Janes-Tag is a manually annotated corpus of Slovene Computer-Mediated Communication (CMC) consisting of about 15,000 short texts (190,000 words), mostly tweets but also blogs, forums and news comments.
The corpus is meant as a gold-standard training and testing dataset for tokenisation, sentence segmentation, word normalisation, morphosyntactic tagging, lemmatisation and named entity annotation of non-standard Slovene. As the corpus has been carefully manually annotated, it is also suitable for detailed linguistic explorations which require highly accurate and reliable annotations.
The corpus is composed of two parts, the older (texts to 2016) and smaller (65,000 words) Janes Tag 2.1, and the tweet-only newer (2022, 125,000 words) Janes RSDO. Only the Janes Tag 2.1 part is annotated with named entities and with classification of the texts according to their estimated technical (T1-T3) and linguistic (L1-L3) standardness.
The data is available in the source TEI encoding and in derived CoNLL-U format. Both contain JOS/MULTEXT-East morphosyntactic descriptions as well as Universal Dependencies morphological features.
Compared to the previous version, this one corrects some errors, updates the encoding, and adds Janes-RSDO.
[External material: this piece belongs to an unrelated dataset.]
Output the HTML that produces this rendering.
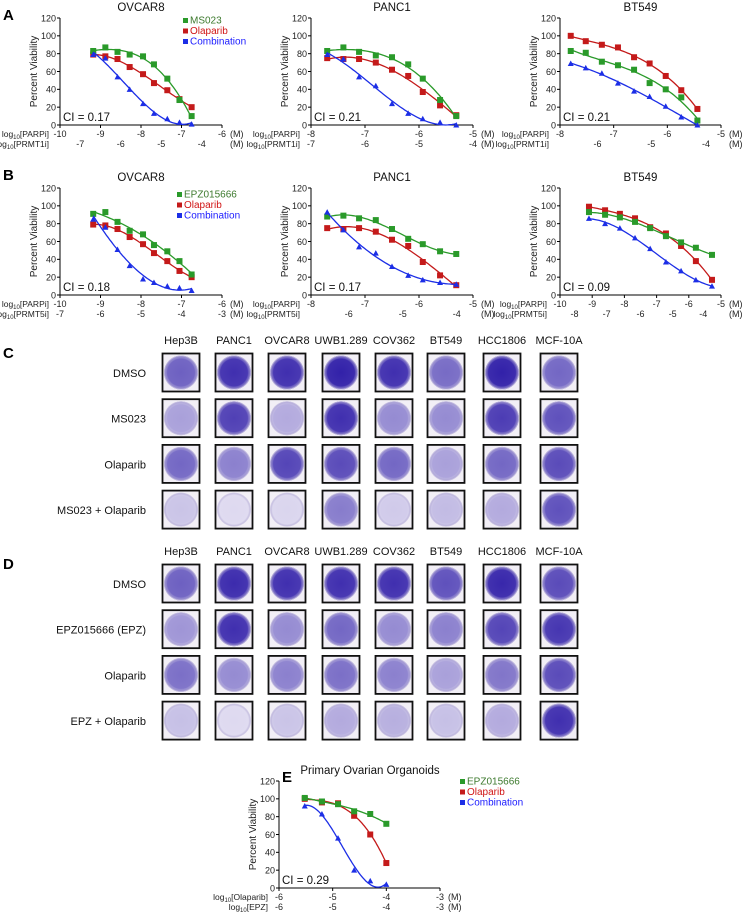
<!DOCTYPE html>
<html><head><meta charset="utf-8"><style>
body{margin:0;background:#fff;}
svg{display:block;font-family:"Liberation Sans",Arial,sans-serif;}
</style></head><body>
<svg id="fig" width="743" height="913" viewBox="0 0 743 913" xmlns="http://www.w3.org/2000/svg">
<defs>
<radialGradient id="wellg" cx="50%" cy="50%" r="50%">
<stop offset="0%" stop-color="#fff" stop-opacity="0"/>
<stop offset="80%" stop-color="#fff" stop-opacity="0.05"/>
<stop offset="92%" stop-color="#b8b0d8" stop-opacity="0.5"/>
<stop offset="100%" stop-color="#d8d2e8" stop-opacity="1"/>
</radialGradient>
</defs>
<g id="charts"></g>
<g id="wells"></g>
</svg>
<script>
// ---------- data ----------
const aOvX=[-9.18,-8.88,-8.58,-8.28,-7.95,-7.68,-7.35,-7.05,-6.75];
const aOvG=[83,87,82,79,77,68,52,28,10];
const aOvR=[79,77,74,65,57,47,39,29,20];
const aOvB=[79,75,54,40,24,13,7,3,1];
const aPaX=[-7.7,-7.4,-7.11,-6.8,-6.5,-6.2,-5.93,-5.61,-5.31];
const aPaG=[83,87,82,78,76,68,52,28,10];
const aPaR=[75,74,74,70,62,55,37,22,11];
const aPaB=[79,74,54,44,24,13,7,3,0];
const aBtX=[-7.8,-7.52,-7.22,-6.92,-6.62,-6.33,-6.03,-5.74,-5.44];
const aBtG=[83,81,71,67,62,47,40,31,5];
const aBtR=[100,94,90,87,76,69,55,39,18];
const aBtB=[69,64,58,47,38,32,21,9,0];
const bOvX=[-9.18,-8.88,-8.58,-8.28,-7.95,-7.68,-7.35,-7.05,-6.75];
const bOvG=[91,93,82,72,68,56,49,38,23];
const bOvR=[79,78,74,65,57,47,38,27,20];
const bOvB=[85,76,51,33,18,14,10,8,5];
const bPaX=[-7.7,-7.4,-7.11,-6.8,-6.5,-6.2,-5.93,-5.61,-5.31];
const bPaG=[88,89,86,84,74,63,57,49,46];
const bPaR=[75,74,75,71,62,55,37,22,11];
const bPaB=[93,73,54,47,32,22,17,14,12];
const bBtX=[-9.1,-8.6,-8.14,-7.67,-7.2,-6.71,-6.24,-5.78,-5.28];
const bBtG=[93,90,87,82,75,66,59,53,45];
const bBtR=[99,95,91,86,76,69,55,38,17];
const bBtB=[86,80,75,64,52,37,27,17,10];
const eX=[-5.52,-5.2,-4.9,-4.6,-4.3,-4.0];
const eG=[101,97,94,86,83,72];
const eR=[100,96,95,81,60,28];
const eB=[92,83,56,20,8,4];
const yTicks=[0,20,40,60,80,100,120];

const cLines=["Hep3B","PANC1","OVCAR8","UWB1.289","COV362","BT549","HCC1806","MCF-10A"];
const cRows=["DMSO","MS023","Olaparib","MS023 + Olaparib"];
const dRows=["DMSO","EPZ015666 (EPZ)","Olaparib","EPZ + Olaparib"];
const cDens=[[0.65,0.88,0.88,0.95,0.88,0.6,0.95,0.62],[0.35,0.8,0.3,0.88,0.45,0.45,0.82,0.72],[0.62,0.5,0.78,0.75,0.62,0.35,0.62,0.75],[0.18,0.08,0.1,0.52,0.15,0.22,0.3,0.72]];
const dDens=[[0.65,0.9,0.88,0.88,0.88,0.72,0.92,0.75],[0.4,0.88,0.45,0.62,0.45,0.5,0.78,0.85],[0.58,0.45,0.5,0.58,0.5,0.35,0.55,0.75],[0.2,0.08,0.18,0.3,0.28,0.2,0.3,0.88]];

// ---------- drawing ----------
const NS="http://www.w3.org/2000/svg";
const root=document.getElementById('charts');
function mk(tag,attrs,parent,txt){const e=document.createElementNS(NS,tag);for(const k in attrs)e.setAttribute(k,attrs[k]);if(txt!==undefined)e.textContent=txt;(parent||root).appendChild(e);return e;}
const COL={g:"#2a9a2a",r:"#c41a1a",b:"#1c2ee6"};
const LCOL={g:"#3d7a2e",r:"#d01515",b:"#1a1aff"};

function polyfit(xs,ys,deg){
  const n=deg+1,A=[];
  for(let i=0;i<n;i++){A.push(new Array(n+1).fill(0));}
  xs.forEach((x,k)=>{for(let i=0;i<n;i++){for(let j=0;j<n;j++)A[i][j]+=Math.pow(x,i+j);A[i][n]+=ys[k]*Math.pow(x,i);}});
  for(let i=0;i<n;i++){let p=i;for(let r=i+1;r<n;r++)if(Math.abs(A[r][i])>Math.abs(A[p][i]))p=r;[A[i],A[p]]=[A[p],A[i]];
    for(let r=0;r<n;r++){if(r===i)continue;const f=A[r][i]/A[i][i];for(let c=i;c<=n;c++)A[r][c]-=f*A[i][c];}}
  return A.map((row,i)=>row[n]/row[i]);
}

function chart(c){
  const g=mk('g',{});
  
  
  const sx=v=>c.x0+(v-c.xmin)/(c.xmax-c.xmin)*(c.x1-c.x0);
  const sy=v=>c.y0-(v/120)*(c.y0-c.y1);
  const t=mk('text',{x:c.tx||(c.x0+c.x1)/2,y:c.y1-7,'font-size':11.5,'text-anchor':'middle',fill:'#111'},g,c.title);
  
  mk('line',{x1:c.x0,y1:c.y0,x2:c.x0,y2:c.y1,stroke:'#000','stroke-width':1},g);
  mk('line',{x1:c.x0,y1:c.y0,x2:c.x1,y2:c.y0,stroke:'#000','stroke-width':1},g);
  yTicks.forEach(v=>{
    mk('line',{x1:c.x0-3,y1:sy(v),x2:c.x0,y2:sy(v),stroke:'#000'},g);
    const tl=mk('text',{x:c.x0-4,y:sy(v)+3.3,'font-size':9,'text-anchor':'end',fill:'#222'},g,String(v));
    
  });
  const yt=mk('text',{x:0,y:0,'font-size':10,'text-anchor':'middle',fill:'#222',transform:`translate(${c.x0-23},${(c.y0+c.y1)/2}) rotate(-90)`},g,'Percent Viability');
  
  for(let v=c.xmin;v<=c.xmax;v++){
    mk('line',{x1:sx(v),y1:c.y0,x2:sx(v),y2:c.y0+3,stroke:'#000'},g);
    const tl=mk('text',{x:sx(v),y:c.y0+12,'font-size':9,'text-anchor':'middle',fill:'#222'},g,String(v));
    
  }
  c.sec.forEach(s=>{
    const tl=mk('text',{x:sx(s[0]),y:c.y0+22,'font-size':9,'text-anchor':'middle',fill:'#222'},g,s[1]);
    
  });
  mk('text',{x:c.x1+8,y:c.y0+12,'font-size':9,fill:'#222'},g,'(M)');
  mk('text',{x:c.x1+8,y:c.y0+22,'font-size':9,fill:'#222'},g,'(M)');
  [[c.l1,12],[c.l2,22]].forEach(([lab,dy])=>{
    const tx=mk('text',{x:c.x0-11-(c.lpad||0),y:c.y0+dy,'font-size':8.5,'text-anchor':'end',fill:'#222'},g);
    mk('tspan',{},tx,'log');mk('tspan',{'font-size':6,dy:2},tx,'10');mk('tspan',{dy:-2},tx,'['+lab+']');
    
  });
  const ci=mk('text',{x:c.x0+3,y:c.y0-4,'font-size':11.5,fill:'#111'},g,'CI = '+c.ci);
  
  c.series.forEach(s=>{
    const coef=polyfit(c.xs,s.v,3);
    const xa=c.xs[0],xb=c.xs[c.xs.length-1];
    let d="";
    for(let k=0;k<=60;k++){const x=xa+(xb-xa)*k/60;let y=coef[0]+coef[1]*x+coef[2]*x*x+coef[3]*x*x*x;y=Math.min(105,Math.max(0,y));
      d+=(k?"L":"M")+sx(x).toFixed(1)+","+sy(y).toFixed(1);}
    const p=mk('path',{d:d,fill:'none',stroke:COL[s.k],'stroke-width':1.3},g);
    
    c.xs.forEach((x,i)=>{
      const q=[sx(x),sy(s.v[i])];
      let m;
      if(s.k==='b') m=mk('polygon',{points:`${q[0]},${q[1]-3} ${q[0]-3},${q[1]+2.5} ${q[0]+3},${q[1]+2.5}`,fill:COL.b},g);
      else m=mk('rect',{x:q[0]-3,y:q[1]-3,width:6,height:6,fill:COL[s.k]},g);
      
    });
  });
  if(c.legend){
    const [lx,ly,names]=c.legend;
    ['g','r','b'].forEach((k,i)=>{
      mk('rect',{x:lx,y:ly+i*10.5-4,width:5,height:5,fill:COL[k]},g);
      const lt=mk('text',{x:lx+7,y:ly+i*10.5+1.5,'font-size':10,fill:LCOL[k]},g,names[i]);
      
    });
  }
}
const ser=(G,R,B,gn)=>[{k:'r',v:R,n:'olaparib'},{k:'g',v:G,n:gn},{k:'b',v:B,n:'combination'}];
chart({name:'chart-a-ovcar8',title:'OVCAR8',x0:60,x1:222,y0:125,y1:18,xmin:-10,xmax:-6,xs:aOvX,series:ser(aOvG,aOvR,aOvB,'ms023'),ci:'0.17',l1:'PARPi',l2:'PRMT1i',sec:[[-9.5,'-7'],[-8.5,'-6'],[-7.5,'-5'],[-6.5,'-4']],legend:[183,22,['MS023','Olaparib','Combination']]});
chart({name:'chart-a-panc1',title:'PANC1',x0:311,x1:473,y0:125,y1:18,xmin:-8,xmax:-5,xs:aPaX,series:ser(aPaG,aPaR,aPaB,'ms023'),ci:'0.21',l1:'PARPi',l2:'PRMT1i',sec:[[-8,'-7'],[-7,'-6'],[-6,'-5'],[-5,'-4']]});
chart({name:'chart-a-bt549',title:'BT549',x0:560,x1:721,y0:125,y1:18,xmin:-8,xmax:-5,xs:aBtX,series:ser(aBtG,aBtR,aBtB,'ms023'),ci:'0.21',l1:'PARPi',l2:'PRMT1i',sec:[[-7.3,'-6'],[-6.3,'-5'],[-5.28,'-4']]});
chart({name:'chart-b-ovcar8',title:'OVCAR8',x0:60,x1:222,y0:295,y1:188,xmin:-10,xmax:-6,xs:bOvX,series:ser(bOvG,bOvR,bOvB,'epz015666'),ci:'0.18',l1:'PARPi',l2:'PRMT5i',sec:[[-10,'-7'],[-9,'-6'],[-8,'-5'],[-7,'-4'],[-6,'-3']],legend:[177,196,['EPZ015666','Olaparib','Combination']]});
chart({name:'chart-b-panc1',title:'PANC1',x0:311,x1:473,y0:295,y1:188,xmin:-8,xmax:-5,xs:bPaX,series:ser(bPaG,bPaR,bPaB,'epz015666'),ci:'0.17',l1:'PARPi',l2:'PRMT5i',sec:[[-7.3,'-6'],[-6.3,'-5'],[-5.3,'-4']]});
chart({name:'chart-b-bt549',title:'BT549',x0:560,x1:721,y0:295,y1:188,xmin:-10,xmax:-5,xs:bBtX,series:ser(bBtG,bBtR,bBtB,'epz015666'),ci:'0.09',l1:'PARPi',l2:'PRMT5i',lpad:2,sec:[[-9.55,'-8'],[-8.55,'-7'],[-7.5,'-6'],[-6.5,'-5'],[-5.55,'-4']]});
chart({name:'chart-e-organoids',title:'Primary Ovarian Organoids',tx:370,x0:279,x1:440,y0:888,y1:781,xmin:-6,xmax:-3,xs:eX,series:ser(eG,eR,eB,'epz015666'),ci:'0.29',l1:'Olaparib',l2:'EPZ',sec:[[-6,'-6'],[-5,'-5'],[-4,'-4'],[-3,'-3']],legend:[460,783,['EPZ015666','Olaparib','Combination']]});

[['A',3,20],['B',3,180],['C',3,358],['D',3,569],['E',282,782]].forEach(([l,x,y])=>{
  const t=mk('text',{x:x,y:y,'font-size':15,'font-weight':'bold',fill:'#000'},root,l);
  
});

const wr=document.getElementById('wells');
const colX=[181,234,287,341,394,446,502,559];
function lerp(a,b,t){return Math.round(a+(b-a)*t);}
function wellColor(d){return `rgb(${lerp(238,40,d)},${lerp(234,22,d)},${lerp(246,165,d)})`;}
function plate(top,rows,dens,tag){
  cLines.forEach((n,i)=>{
    const t=mk('text',{x:colX[i],y:top-9,'font-size':11,'text-anchor':'middle',fill:'#111'},wr,n);
    
  });
  rows.forEach((r,j)=>{
    const y=top+j*45.7;
    const t=mk('text',{x:146,y:y+24,'font-size':11,'text-anchor':'end',fill:'#111'},wr,r);
    
    colX.forEach((cx,i)=>{
      const g=mk('g',{},wr);
      
      
      mk('rect',{x:cx-18.5,y:y+0.5,width:37,height:38,fill:'#f2eff6',stroke:'#111','stroke-width':1.8},g);
      mk('circle',{cx:cx,cy:y+19.5,r:17,fill:wellColor(dens[j][i])},g);
      mk('circle',{cx:cx,cy:y+19.5,r:17,fill:'url(#wellg)'},g);
    });
  });
}
plate(353,cRows,cDens,'c');
plate(564,dRows,dDens,'d');
</script>
</body></html>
The first version of this corpus is described in:
FIŠER, Darja, LJUBEŠIĆ, Nikola, ERJAVEC, Tomaž. 2020. The Janes project: language resources and tools for Slovene user generated content. Language Resources and Evaluation. https://doi.org/10.1007/s10579-018-9425-z
Note that a related corpus, Janes-Norm 3.0 (http://hdl.handle.net/11356/1733), is also available. It contains Janes-Tag 3.0 and an additional subcorpus with manually checked sentences, tokens and normalised words but only automatically assigned lemmas and MULTEXT-East MSDs.